### SOURCE DATA
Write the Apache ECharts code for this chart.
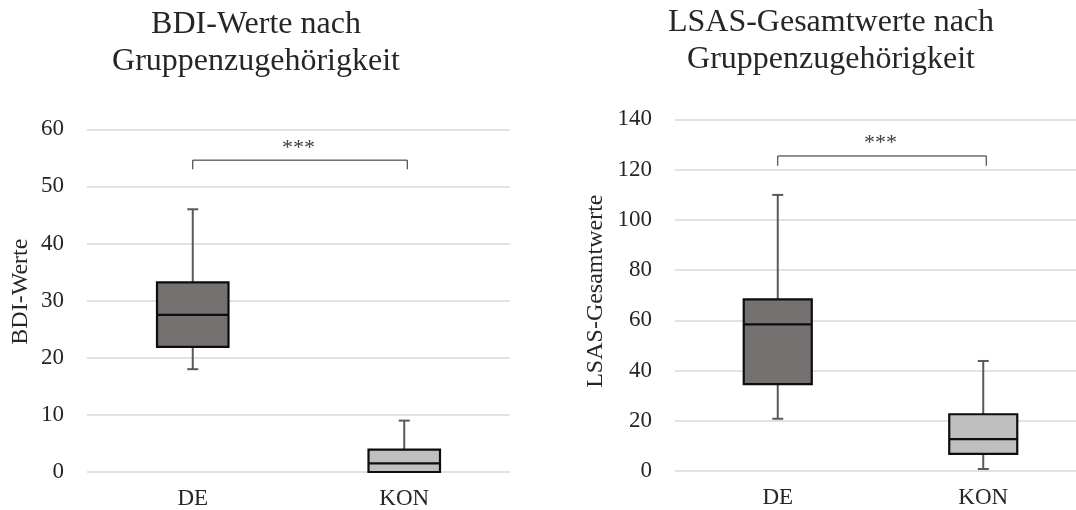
<!DOCTYPE html>
<html>
<head>
<meta charset="utf-8">
<script src="https://cdn.jsdelivr.net/npm/echarts@6/dist/echarts.min.js"></script>
<style>
  html, body { margin: 0; padding: 0; background: #fff; overflow: hidden; }
  #chart { width: 1090px; height: 510px; }
</style>
</head>
<body>
<div id="chart"></div>
<script>
const categories = ['DE', 'KON']
// [min, q1, median, q3, max]
const bdiStats = [
  [18, 21.9, 27.5, 33.2, 46],
  [0, 0, 1.5, 3.9, 9],
]
const lsasStats = [
  [20.8, 34.6, 58.4, 68.3, 109.9],
  [0.8, 6.8, 12.7, 22.6, 43.8],
]
// significance bracket: [top, leg end, label height]
const bdiBracket = [54.6, 53.0, 56.7]
const lsasBracket = [125.4, 121.5, 130.4]
const sigLabel = '***'
const bdiTicks = { min: 0, max: 60, interval: 10 }
const lsasTicks = { min: 0, max: 140, interval: 20 }

const font = '"Liberation Serif", "Times New Roman", serif'
const textColor = '#262626'
const boxFills = ['#767171', '#BFBFBF']

const chart = echarts.init(document.getElementById('chart'), null, { renderer: 'canvas' })

const boxRenderer = (ratio) => (params, api) => {
  const c = api.value(0)
  const half = api.size([1, 0])[0] * ratio / 2
  const x = api.coord([c, 0])[0]
  const y = i => api.coord([c, api.value(i)])[1]
  const yMin = y(1), yQ1 = y(2), yMed = y(3), yQ3 = y(4), yMax = y(5)
  const whisker = { stroke: '#595959', lineWidth: 2 }
  const children = []
  if (yMin - yQ1 > 0.5) {
    children.push({ type: 'line', shape: { x1: x, y1: yQ1, x2: x, y2: yMin }, style: whisker })
    children.push({ type: 'line', shape: { x1: x - 5.5, y1: yMin, x2: x + 5.5, y2: yMin }, style: whisker })
  }
  children.push({ type: 'line', shape: { x1: x, y1: yQ3, x2: x, y2: yMax }, style: whisker })
  children.push({ type: 'line', shape: { x1: x - 5.5, y1: yMax, x2: x + 5.5, y2: yMax }, style: whisker })
  children.push({
    type: 'rect',
    shape: { x: x - half, y: yQ3, width: half * 2, height: yQ1 - yQ3 },
    style: { fill: boxFills[params.dataIndex], stroke: '#0d0d0d', lineWidth: 2.2 },
  })
  children.push({ type: 'line', shape: { x1: x - half, y1: yMed, x2: x + half, y2: yMed }, style: { stroke: '#0d0d0d', lineWidth: 2.2 } })
  return { type: 'group', children }
}

const bracketRenderer = (params, api) => {
  const p0 = api.coord([0, api.value(2)])
  const p1 = api.coord([1, api.value(2)])
  const leg = api.coord([0, api.value(3)])[1]
  const lab = api.coord([0, api.value(4)])[1]
  return {
    type: 'group',
    children: [
      {
        type: 'polyline',
        shape: { points: [[p0[0], leg], [p0[0], p0[1]], [p1[0] + 3, p1[1]], [p1[0] + 3, leg]] },
        style: { stroke: '#262626', lineWidth: 1, fill: null },
      },
      {
        type: 'text',
        style: {
          x: (p0[0] + p1[0]) / 2, y: lab, text: sigLabel,
          align: 'center', verticalAlign: 'middle',
          font: `22px ${font}`, fill: '#404040',
        },
      },
    ],
  }
}

const yAxisBase = (name, ticks, gridIndex, gap, shift) => ({
  type: 'value',
  gridIndex,
  min: ticks.min,
  max: ticks.max,
  interval: ticks.interval,
  name,
  nameLocation: 'middle',
  nameGap: gap,
  nameTextStyle: { fontFamily: font, fontSize: 24, color: textColor, padding: [0, 0, 0, shift] },
  axisLine: { show: false },
  axisTick: { show: false },
  axisLabel: { fontFamily: font, fontSize: 23, color: textColor, margin: 23 },
  splitLine: { lineStyle: { color: '#D9D9D9', width: 1.5 } },
})

const xAxisBase = gridIndex => ({
  type: 'category',
  gridIndex,
  data: categories,
  axisLine: { show: false },
  axisTick: { show: false },
  axisLabel: { fontFamily: font, fontSize: 23, color: textColor, margin: 15 },
})

const titleBase = (text, x, top) => ({
  text,
  left: x,
  top,
  textAlign: 'center',
  padding: 0,
  textStyle: { fontFamily: font, fontSize: 32, lineHeight: 37, fontWeight: 'normal', color: textColor },
})

const option = {
  animation: false,
  title: [
    titleBase('BDI-Werte nach\nGruppenzugehörigkeit', 256, 6),
    titleBase('LSAS-Gesamtwerte nach\nGruppenzugehörigkeit', 831, 4),
  ],
  grid: [
    { left: 87, top: 129.3, width: 423, height: 343 },
    { left: 675, top: 119.3, width: 411, height: 351.7 },
  ],
  xAxis: [xAxisBase(0), xAxisBase(1)],
  yAxis: [
    yAxisBase('BDI-Werte', bdiTicks, 0, 54, 18),
    yAxisBase('LSAS-Gesamtwerte', lsasTicks, 1, 67, 8),
  ],
  series: [
    {
      type: 'custom',
      xAxisIndex: 0,
      yAxisIndex: 0,
      renderItem: boxRenderer(0.338),
      encode: { x: 0, y: [1, 2, 3, 4, 5] },
      data: bdiStats.map((s, i) => [i, ...s]),
    },
    {
      type: 'custom',
      xAxisIndex: 1,
      yAxisIndex: 1,
      renderItem: boxRenderer(0.331),
      encode: { x: 0, y: [1, 2, 3, 4, 5] },
      data: lsasStats.map((s, i) => [i, ...s]),
    },
    {
      type: 'custom',
      xAxisIndex: 0,
      yAxisIndex: 0,
      renderItem: bracketRenderer,
      encode: { x: [0, 1], y: [2, 3, 4] },
      data: [[0, 1, ...bdiBracket]],
    },
    {
      type: 'custom',
      xAxisIndex: 1,
      yAxisIndex: 1,
      renderItem: bracketRenderer,
      encode: { x: [0, 1], y: [2, 3, 4] },
      data: [[0, 1, ...lsasBracket]],
    },
  ],
}
chart.setOption(option)
</script>
</body>
</html>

### EXERCISE DETAILS
Set the pictures aside and transcribe the data above exactly.

### WRITTEN ANSWER
Write the Apache ECharts code for this chart.
<!DOCTYPE html>
<html>
<head>
<meta charset="utf-8">
<script src="https://cdn.jsdelivr.net/npm/echarts@6/dist/echarts.min.js"></script>
<style>
  html, body { margin: 0; padding: 0; background: #fff; overflow: hidden; }
  #chart { width: 1090px; height: 510px; }
</style>
</head>
<body>
<div id="chart"></div>
<script>
const categories = ['DE', 'KON']
// [min, q1, median, q3, max]
const bdiStats = [
  [18, 21.9, 27.5, 33.2, 46],
  [0, 0, 1.5, 3.9, 9],
]
const lsasStats = [
  [20.8, 34.6, 58.4, 68.3, 109.9],
  [0.8, 6.8, 12.7, 22.6, 43.8],
]
// significance bracket: [top, leg end, label height]
const bdiBracket = [54.6, 53.0, 56.7]
const lsasBracket = [125.4, 121.5, 130.4]
const sigLabel = '***'
const bdiTicks = { min: 0, max: 60, interval: 10 }
const lsasTicks = { min: 0, max: 140, interval: 20 }

const font = '"Liberation Serif", "Times New Roman", serif'
const textColor = '#262626'
const boxFills = ['#767171', '#BFBFBF']

const chart = echarts.init(document.getElementById('chart'), null, { renderer: 'canvas' })

const boxRenderer = (ratio) => (params, api) => {
  const c = api.value(0)
  const half = api.size([1, 0])[0] * ratio / 2
  const x = api.coord([c, 0])[0]
  const y = i => api.coord([c, api.value(i)])[1]
  const yMin = y(1), yQ1 = y(2), yMed = y(3), yQ3 = y(4), yMax = y(5)
  const whisker = { stroke: '#595959', lineWidth: 2 }
  const children = []
  if (yMin - yQ1 > 0.5) {
    children.push({ type: 'line', shape: { x1: x, y1: yQ1, x2: x, y2: yMin }, style: whisker })
    children.push({ type: 'line', shape: { x1: x - 5.5, y1: yMin, x2: x + 5.5, y2: yMin }, style: whisker })
  }
  children.push({ type: 'line', shape: { x1: x, y1: yQ3, x2: x, y2: yMax }, style: whisker })
  children.push({ type: 'line', shape: { x1: x - 5.5, y1: yMax, x2: x + 5.5, y2: yMax }, style: whisker })
  children.push({
    type: 'rect',
    shape: { x: x - half, y: yQ3, width: half * 2, height: yQ1 - yQ3 },
    style: { fill: boxFills[params.dataIndex], stroke: '#0d0d0d', lineWidth: 2.2 },
  })
  children.push({ type: 'line', shape: { x1: x - half, y1: yMed, x2: x + half, y2: yMed }, style: { stroke: '#0d0d0d', lineWidth: 2.2 } })
  return { type: 'group', children }
}

const bracketRenderer = (params, api) => {
  const p0 = api.coord([0, api.value(2)])
  const p1 = api.coord([1, api.value(2)])
  const leg = api.coord([0, api.value(3)])[1]
  const lab = api.coord([0, api.value(4)])[1]
  return {
    type: 'group',
    children: [
      {
        type: 'polyline',
        shape: { points: [[p0[0], leg], [p0[0], p0[1]], [p1[0] + 3, p1[1]], [p1[0] + 3, leg]] },
        style: { stroke: '#262626', lineWidth: 1, fill: null },
      },
      {
        type: 'text',
        style: {
          x: (p0[0] + p1[0]) / 2, y: lab, text: sigLabel,
          align: 'center', verticalAlign: 'middle',
          font: `22px ${font}`, fill: '#404040',
        },
      },
    ],
  }
}

const yAxisBase = (name, ticks, gridIndex, gap, shift) => ({
  type: 'value',
  gridIndex,
  min: ticks.min,
  max: ticks.max,
  interval: ticks.interval,
  name,
  nameLocation: 'middle',
  nameGap: gap,
  nameTextStyle: { fontFamily: font, fontSize: 24, color: textColor, padding: [0, 0, 0, shift] },
  axisLine: { show: false },
  axisTick: { show: false },
  axisLabel: { fontFamily: font, fontSize: 23, color: textColor, margin: 23 },
  splitLine: { lineStyle: { color: '#D9D9D9', width: 1.5 } },
})

const xAxisBase = gridIndex => ({
  type: 'category',
  gridIndex,
  data: categories,
  axisLine: { show: false },
  axisTick: { show: false },
  axisLabel: { fontFamily: font, fontSize: 23, color: textColor, margin: 15 },
})

const titleBase = (text, x, top) => ({
  text,
  left: x,
  top,
  textAlign: 'center',
  padding: 0,
  textStyle: { fontFamily: font, fontSize: 32, lineHeight: 37, fontWeight: 'normal', color: textColor },
})

const option = {
  animation: false,
  title: [
    titleBase('BDI-Werte nach\nGruppenzugehörigkeit', 256, 6),
    titleBase('LSAS-Gesamtwerte nach\nGruppenzugehörigkeit', 831, 4),
  ],
  grid: [
    { left: 87, top: 129.3, width: 423, height: 343 },
    { left: 675, top: 119.3, width: 411, height: 351.7 },
  ],
  xAxis: [xAxisBase(0), xAxisBase(1)],
  yAxis: [
    yAxisBase('BDI-Werte', bdiTicks, 0, 54, 18),
    yAxisBase('LSAS-Gesamtwerte', lsasTicks, 1, 67, 8),
  ],
  series: [
    {
      type: 'custom',
      xAxisIndex: 0,
      yAxisIndex: 0,
      renderItem: boxRenderer(0.338),
      encode: { x: 0, y: [1, 2, 3, 4, 5] },
      data: bdiStats.map((s, i) => [i, ...s]),
    },
    {
      type: 'custom',
      xAxisIndex: 1,
      yAxisIndex: 1,
      renderItem: boxRenderer(0.331),
      encode: { x: 0, y: [1, 2, 3, 4, 5] },
      data: lsasStats.map((s, i) => [i, ...s]),
    },
    {
      type: 'custom',
      xAxisIndex: 0,
      yAxisIndex: 0,
      renderItem: bracketRenderer,
      encode: { x: [0, 1], y: [2, 3, 4] },
      data: [[0, 1, ...bdiBracket]],
    },
    {
      type: 'custom',
      xAxisIndex: 1,
      yAxisIndex: 1,
      renderItem: bracketRenderer,
      encode: { x: [0, 1], y: [2, 3, 4] },
      data: [[0, 1, ...lsasBracket]],
    },
  ],
}
chart.setOption(option)
</script>
</body>
</html>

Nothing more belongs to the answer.